*TASK PROMPT:* Print the listing from its top line through the line containing "di trasporto del", nothing more, and leave out the pictures.

Code that draws figures:
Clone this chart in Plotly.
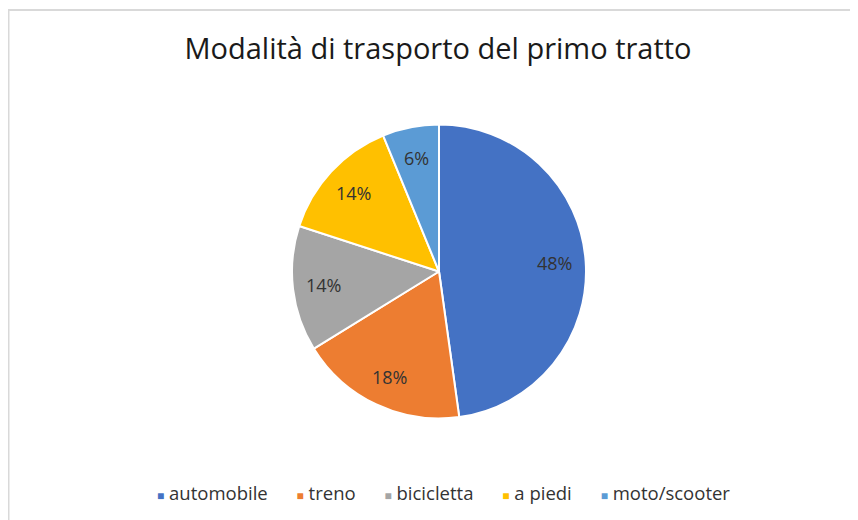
import math
import plotly.graph_objects as go

labels = ["automobile", "treno", "bicicletta", "a piedi", "moto/scooter"]
values = [47.8, 18.4, 13.8, 13.8, 6.2]
pct_labels = ["48%", "18%", "14%", "14%", "6%"]
colors = ["#4472C4", "#ED7D31", "#A5A5A5", "#FFC000", "#5B9BD5"]
title = "Modalità di trasporto del primo tratto"

W, H = 858, 520
cx, cy, r = 431, 263.5, 147
FONT = "'Open Sans', Lato, sans-serif"

fig = go.Figure(go.Pie(
    labels=labels, values=values, sort=False, direction="clockwise", rotation=0,
    marker=dict(colors=colors, line=dict(color="white", width=2)),
    textinfo="none",
    domain=dict(x=[(cx - r) / W, (cx + r) / W], y=[1 - (cy + r) / H, 1 - (cy - r) / H]),
    showlegend=False, hoverinfo="label+percent",
))

# data labels placed along each slice bisector (computed from values)
total = sum(values)
annotations = []
cum = 0.0
d = 0.79 * r
for v, t in zip(values, pct_labels):
    mid = (cum + v / 2) / total * 2 * math.pi
    cum += v
    x = cx + d * math.sin(mid)
    y = cy - d * math.cos(mid)
    annotations.append(dict(text=t, x=x / W, y=1 - y / H, xref="paper", yref="paper",
                            xanchor="center", yanchor="middle", showarrow=False,
                            font=dict(family=FONT, size=18, color="#333333")))

legend_text = "\u00a0\u00a0\u00a0\u00a0\u00a0\u00a0".join(
    f"<span style='color:{c};font-size:12px'>■</span>\u00a0{l}" for l, c in zip(labels, colors)
)
annotations.append(dict(text=legend_text, x=435 / W, y=1 - 484 / H, xref="paper", yref="paper",
                        xanchor="center", yanchor="middle", showarrow=False,
                        font=dict(family=FONT, size=18.5, color="#333333")))

fig.update_layout(
    width=W, height=H, margin=dict(l=0, r=0, t=0, b=0),
    paper_bgcolor="white", plot_bgcolor="white",
    title=dict(text=title, x=430 / W, xanchor="center", y=1 - 41 / H, yanchor="middle",
               font=dict(family=FONT, size=29, color="#1a1a1a")),
    annotations=annotations,
    shapes=[dict(type="rect", xref="paper", yref="paper", x0=0.5 / W, x1=1.05, y0=-0.05, y1=1 - 2 / H,
                 line=dict(color="#D9D9D9", width=2), fillcolor="rgba(0,0,0,0)")],
)

fig.write_html("out.html")
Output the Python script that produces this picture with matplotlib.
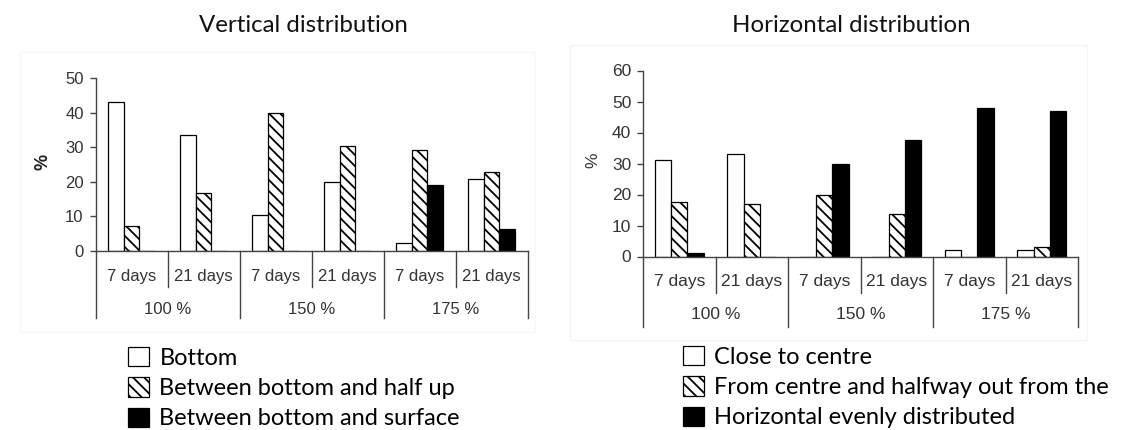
import matplotlib
matplotlib.use("Agg")
import matplotlib.pyplot as plt
from matplotlib.patches import Rectangle

# ---------------- data ----------------
day_labels = ["7 days", "21 days", "7 days", "21 days", "7 days", "21 days"]
group_labels = ["100 %", "150 %", "175 %"]

# Vertical distribution (%)
v_bottom = [43.0, 33.5, 10.5, 20.0, 2.2, 20.8]
v_half_up = [7.3, 16.7, 39.8, 30.3, 29.2, 22.7]
v_surface = [0.0, 0.0, 0.0, 0.0, 19.0, 6.4]
v_names = ["Bottom", "Between bottom and half up", "Between bottom and surface"]

# Horizontal distribution (%)
h_centre = [31.1, 33.2, 0.0, 0.0, 2.1, 2.1]
h_halfway = [17.7, 16.8, 19.8, 13.6, 0.0, 3.2]
h_even = [1.0, 0.0, 30.0, 37.5, 47.9, 46.8]
h_names = ["Close to centre", "From centre and halfway out from the",
           "Horizontal evenly distributed"]

v_ticks = [0, 10, 20, 30, 40, 50]
h_ticks = [0, 10, 20, 30, 40, 50, 60]

# ---------------- style ----------------
W, H = 1124, 430
plt.rcParams["hatch.linewidth"] = 1.3
CHART_FONT = "Liberation Sans"
TEXT_FONT = "Lato"
AX_COL = "#444444"
LAB_COL = "#333333"

fig = plt.figure(figsize=(W / 100, H / 100), dpi=100)


def px_axes(x0, x1, ytop, ybot):
    return fig.add_axes([x0 / W, 1 - ybot / H, (x1 - x0) / W, (ybot - ytop) / H])


def draw_panel(ax, series, ymax, ticks, ax_h_px, day_y, grp_y, day_len, grp_len, fs_tick, fs_lab, bw):
    n = len(day_labels)
    xs = [i + 0.5 for i in range(n)]
    styles = [dict(color="white", edgecolor="black", hatch=None),
              dict(color="white", edgecolor="black", hatch="\\\\\\"),
              dict(color="black", edgecolor="black", hatch=None)]
    offs = [-bw, 0.0, bw]
    conts = []
    for vals, st, off in zip(series, styles, offs):
        c = ax.bar([x + off for x in xs], vals, width=bw, linewidth=0.9, **st)
        conts.append(c)
    ax.set_xlim(0, n)
    ax.set_ylim(0, ymax)
    ax.set_yticks(ticks)
    ax.set_xticks([])
    for s in ["top", "right"]:
        ax.spines[s].set_visible(False)
    for s in ["left", "bottom"]:
        ax.spines[s].set_color(AX_COL)
        ax.spines[s].set_linewidth(1.0)
    ax.tick_params(axis="y", direction="out", length=4.5, width=1.0, color=AX_COL,
                   labelsize=fs_tick, labelcolor=LAB_COL, pad=4)
    for lab in ax.get_yticklabels():
        lab.set_fontfamily(CHART_FONT)
    tr = ax.get_xaxis_transform()
    # separators below the axis
    for i in range(n + 1):
        if i % 2 == 0:
            ax.plot([i, i], [0, -grp_len / ax_h_px], transform=tr, color=AX_COL,
                    lw=1.0, clip_on=False)
        else:
            ax.plot([i, i], [0, -day_len / ax_h_px], transform=tr, color=AX_COL,
                    lw=1.0, clip_on=False)
    for x, lab in zip(xs, day_labels):
        ax.text(x, -day_y / ax_h_px, lab, transform=tr, ha="center", va="center",
                fontsize=fs_lab, color=LAB_COL, family=CHART_FONT)
    for g, lab in enumerate(group_labels):
        ax.text(2 * g + 1, -grp_y / ax_h_px, lab, transform=tr, ha="center", va="center",
                fontsize=fs_lab, color=LAB_COL, family=CHART_FONT)
    return conts


# faint panel frames
fig.patches.append(Rectangle((20 / W, 1 - 332 / H), 515 / W, 280 / H, transform=fig.transFigure,
                             fill=False, edgecolor="#f8f8f8", lw=1.0))
fig.patches.append(Rectangle((570 / W, 1 - 340 / H), 517 / W, 295 / H, transform=fig.transFigure,
                             fill=False, edgecolor="#f5f5f5", lw=1.0))

# left panel
axL = px_axes(95.5, 527.5, 78, 251)
contsL = draw_panel(axL, [v_bottom, v_half_up, v_surface], 50, v_ticks, 173,
                    day_y=25, grp_y=58, day_len=36, grp_len=67, fs_tick=12, fs_lab=12, bw=0.215)
# right panel
axR = px_axes(643, 1078, 70.5, 256.5)
contsR = draw_panel(axR, [h_centre, h_halfway, h_even], 60, h_ticks, 186,
                    day_y=25, grp_y=58, day_len=36, grp_len=70, fs_tick=12.5, fs_lab=12.5, bw=0.225)

# titles
fig.text(303 / W, 1 - 25 / H, "Vertical distribution", ha="center", va="center",
         fontsize=17.3, family=TEXT_FONT, color="#111111")
fig.text(851 / W, 1 - 25 / H, "Horizontal distribution", ha="center", va="center",
         fontsize=17.3, family=TEXT_FONT, color="#111111")

# y labels
fig.text(43 / W, 1 - 162 / H, "%", rotation=90, ha="center", va="center",
         fontsize=13, fontweight="bold", family=CHART_FONT, color="#222222")
fig.text(593 / W, 1 - 160 / H, "%", rotation=90, ha="center", va="center",
         fontsize=12.5, family=CHART_FONT, color=LAB_COL)

# legends
leg_kw = dict(frameon=False, loc="upper left", prop={"family": TEXT_FONT, "size": 17},
              handlelength=0.88, handleheight=0.88, handletextpad=0.45, labelspacing=0.36,
              borderpad=0, borderaxespad=0)
fig.legend(contsL, v_names, bbox_to_anchor=(128 / W, 1 - 347 / H), **leg_kw)
fig.legend(contsR, h_names, bbox_to_anchor=(683 / W, 1 - 346 / H), **leg_kw)

fig.savefig("out.png", dpi=100, facecolor="white")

*FULL ANSWER:*
Clone this chart in Plotly.
import math
import plotly.graph_objects as go

labels = ["automobile", "treno", "bicicletta", "a piedi", "moto/scooter"]
values = [47.8, 18.4, 13.8, 13.8, 6.2]
pct_labels = ["48%", "18%", "14%", "14%", "6%"]
colors = ["#4472C4", "#ED7D31", "#A5A5A5", "#FFC000", "#5B9BD5"]
title = "Modalità di trasporto del primo tratto"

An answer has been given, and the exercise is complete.